Initially I just used classification algorithms to calculate churn-out. But it can predict only whether a customer is going to churn out or not, it cannot predict when the customer is going to churn out or the probability of surviving on a particular future date.

Then I used survival analysis to predict churn-out. I made a cox proportionality hazard model using coxph function from survival package in R (I used all data till 1st August). With that model, I used predictSurvProb function from pec package in R to calculate probability of churning out of all non-churned customers (as on 1st August) on 10th August.

And by using threshold of 0.5 on probabilities to tell whether a customer has churned out or not, I got the following results -

Prediction Accuracies

84.28 % - For all customers (who were not churned out on 1st august)

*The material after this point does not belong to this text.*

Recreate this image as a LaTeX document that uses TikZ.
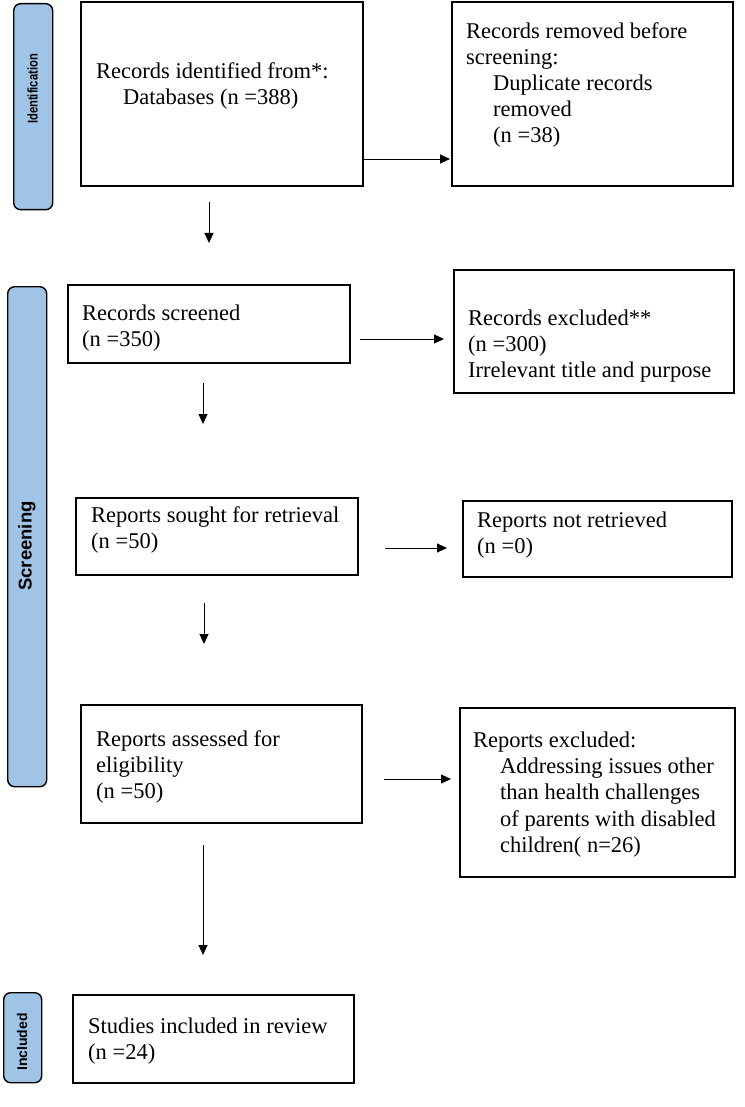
\documentclass[tikz,border=0pt]{standalone}
\usepackage{fontspec}
\setmainfont{Liberation Serif}
\newfontfamily\labelfont{Liberation Sans}
\usetikzlibrary{arrows.meta}
\definecolor{sidefill}{RGB}{160,196,230}
\begin{document}
\begin{tikzpicture}[x=1pt,y=-1pt,
 box/.style={draw=black, line width=1.8pt, inner sep=0pt, anchor=north west},
 txt/.style={anchor=base west, inner sep=0pt, font=\fontsize{22.5}{26}\selectfont},
 side/.style={draw=black, line width=1.4pt, fill=sidefill, rounded corners=7pt, anchor=north west, inner sep=0pt},
 sidetxt/.style={rotate=90, inner sep=0pt},
 arr/.style={-{Triangle[length=10pt,width=9pt]}, line width=0.9pt}
]
\useasboundingbox (0,0) rectangle (744,1107);

% side bars
\node[side, minimum width=39pt, minimum height=206pt] (s1) at (13,3) {};
\node[sidetxt, font=\labelfont\bfseries\fontsize{14}{16}\selectfont] (s1t) at (32.5,89) {\scalebox{0.8}[1]{Identification}};
\node[side, minimum width=39pt, minimum height=500pt] (s2) at (7,286) {};
\node[sidetxt, font=\labelfont\bfseries\fontsize{18.5}{21}\selectfont] (s2t) at (27,546) {Screening};
\node[side, minimum width=38pt, minimum height=90pt] (s3) at (3,992) {};
\node[sidetxt, font=\labelfont\bfseries\fontsize{14}{17}\selectfont] (s3t) at (22,1042) {Included};

% boxes
\node[box, minimum width=282pt, minimum height=184pt] (b1) at (80,1) {};
\node[txt] (b1a) at (96,79) {Records identified from*:};
\node[txt] (b1b) at (123,105) {Databases (n =388)};

\node[box, minimum width=281pt, minimum height=184pt] (b2) at (451,1) {};
\node[txt] (b2a) at (466,39) {Records removed before};
\node[txt] (b2b) at (466,65) {screening:};
\node[txt] (b2c) at (493,91) {Duplicate records};
\node[txt] (b2d) at (493,117) {removed};
\node[txt] (b2e) at (493,143) {(n =38)};

\node[box, minimum width=282pt, minimum height=78pt] (b3) at (67,284) {};
\node[txt] (b3a) at (82,320) {Records screened};
\node[txt] (b3b) at (82,346) {(n =350)};

\node[box, minimum width=280pt, minimum height=123pt] (b4) at (453,269) {};
\node[txt] (b4a) at (468,325) {Records excluded**};
\node[txt] (b4b) at (468,351) {(n =300)};
\node[txt] (b4c) at (468,377) {Irrelevant title and purpose};

\node[box, minimum width=282pt, minimum height=77pt] (b5) at (75,497) {};
\node[txt] (b5a) at (91,522) {Reports sought for retrieval};
\node[txt] (b5b) at (91,548) {(n =50)};

\node[box, minimum width=269pt, minimum height=76pt] (b6) at (462,500) {};
\node[txt] (b6a) at (477,527) {Reports not retrieved};
\node[txt] (b6b) at (477,553) {(n =0)};

\node[box, minimum width=281pt, minimum height=118pt] (b7) at (80,704) {};
\node[txt] (b7a) at (96,746) {Reports assessed for};
\node[txt] (b7b) at (96,772) {eligibility};
\node[txt] (b7c) at (96,798) {(n =50)};

\node[box, minimum width=275pt, minimum height=169pt] (b8) at (459,707) {};
\node[txt] (b8a) at (473,747) {Reports excluded:};
\node[txt] (b8b) at (500,773) {Addressing issues other};
\node[txt] (b8c) at (500,799) {than health challenges};
\node[txt] (b8d) at (500,826) {of parents with disabled};
\node[txt] (b8e) at (500,852) {children( n=26)};

\node[box, minimum width=281pt, minimum height=88pt] (b9) at (72,994) {};
\node[txt] (b9a) at (88,1033) {Studies included in review};
\node[txt] (b9b) at (88,1059) {(n =24)};

% arrow ends
\coordinate (h1s) at (363,159); \coordinate (h1e) at (450,159);
\coordinate (h2s) at (360,339); \coordinate (h2e) at (444,339);
\coordinate (h3s) at (385,548); \coordinate (h3e) at (447,548);
\coordinate (h4s) at (384,779); \coordinate (h4e) at (451,779);
\coordinate (v1s) at (209,202); \coordinate (v1e) at (209,243);
\coordinate (v2s) at (203,383); \coordinate (v2e) at (203,424);
\coordinate (v3s) at (204,603); \coordinate (v3e) at (204,644);
\coordinate (v4s) at (203,845); \coordinate (v4e) at (203,955);

\draw[arr] (h1s) -- (h1e);
\draw[arr] (h2s) -- (h2e);
\draw[arr] (h3s) -- (h3e);
\draw[arr] (h4s) -- (h4e);
\draw[arr] (v1s) -- (v1e);
\draw[arr] (v2s) -- (v2e);
\draw[arr] (v3s) -- (v3e);
\draw[arr] (v4s) -- (v4e);
\end{tikzpicture}
\end{document}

25.72 % - For customers who actually churned out between 1st to 10th August

Then I checked why I am getting so low accuracy on churned-out customers, I found out that actually there were-

27000 - number of customers who were not churned out as on 1st August

312 - number of members who churned out of the 27000 members above between 1st to 10th August

So definitely there is class imbalance problem. So how do I increase my prediction accuracy on customers who actually churn out?

And if possible how can I use undersampling,oversampling, SMOTE, etc with survival analysis for my problem?


Fastest and easiest approach is to find the proportion and use that as a Threshold/cut off. Not a clean method or scientific method but usually helps for quick view of result. The problem here is the variance will be very high, higher misclassification but with higher coverage of churn in the predicted samples. If positive is chruned out, this method will end up having high false positive.

You will have to use the technique you mentioned to convert this into a balanced data and try modelling. In other words you balance the data first and then perform both survival analysis and prediction.

The other approach i can think is keep survival and classification as two separate analysis and combine to interpret result. Like do the prediction by building a separate model and build a survival analysis and see if combining these two helps.

There is some trial and error involved to an extent based on method deployed. This is my understanding.


This is the confusion matrix of my survival analysis prediction -

I need to somehow increase true positives (if churned out is positive) and decrease false positive. I tried changing threshold of my probability(default = 0.5), but I am getting a tradeoff between accuracy of true positive and the total accuracy.


You have to build features from the data that can help. Try other methods as you will have to play around bias vs variance. You have to introduce some bias if you want to reduce variance.

The problem with churn is that it is generating multiple patterns. You need to see if you can ensemble using more than one model which will continue to impact accuracy. The trade off cannot be eliminated unless the model is trained to read each and every scenario as a pattern.

Your best bet is to try building the accuracy vs say false positive table using different threshold, dropping variables, adding features etc to see if you can hit a fine balance.

Remember, that Churn by pattern vs churn by random is why you are seeing the difference.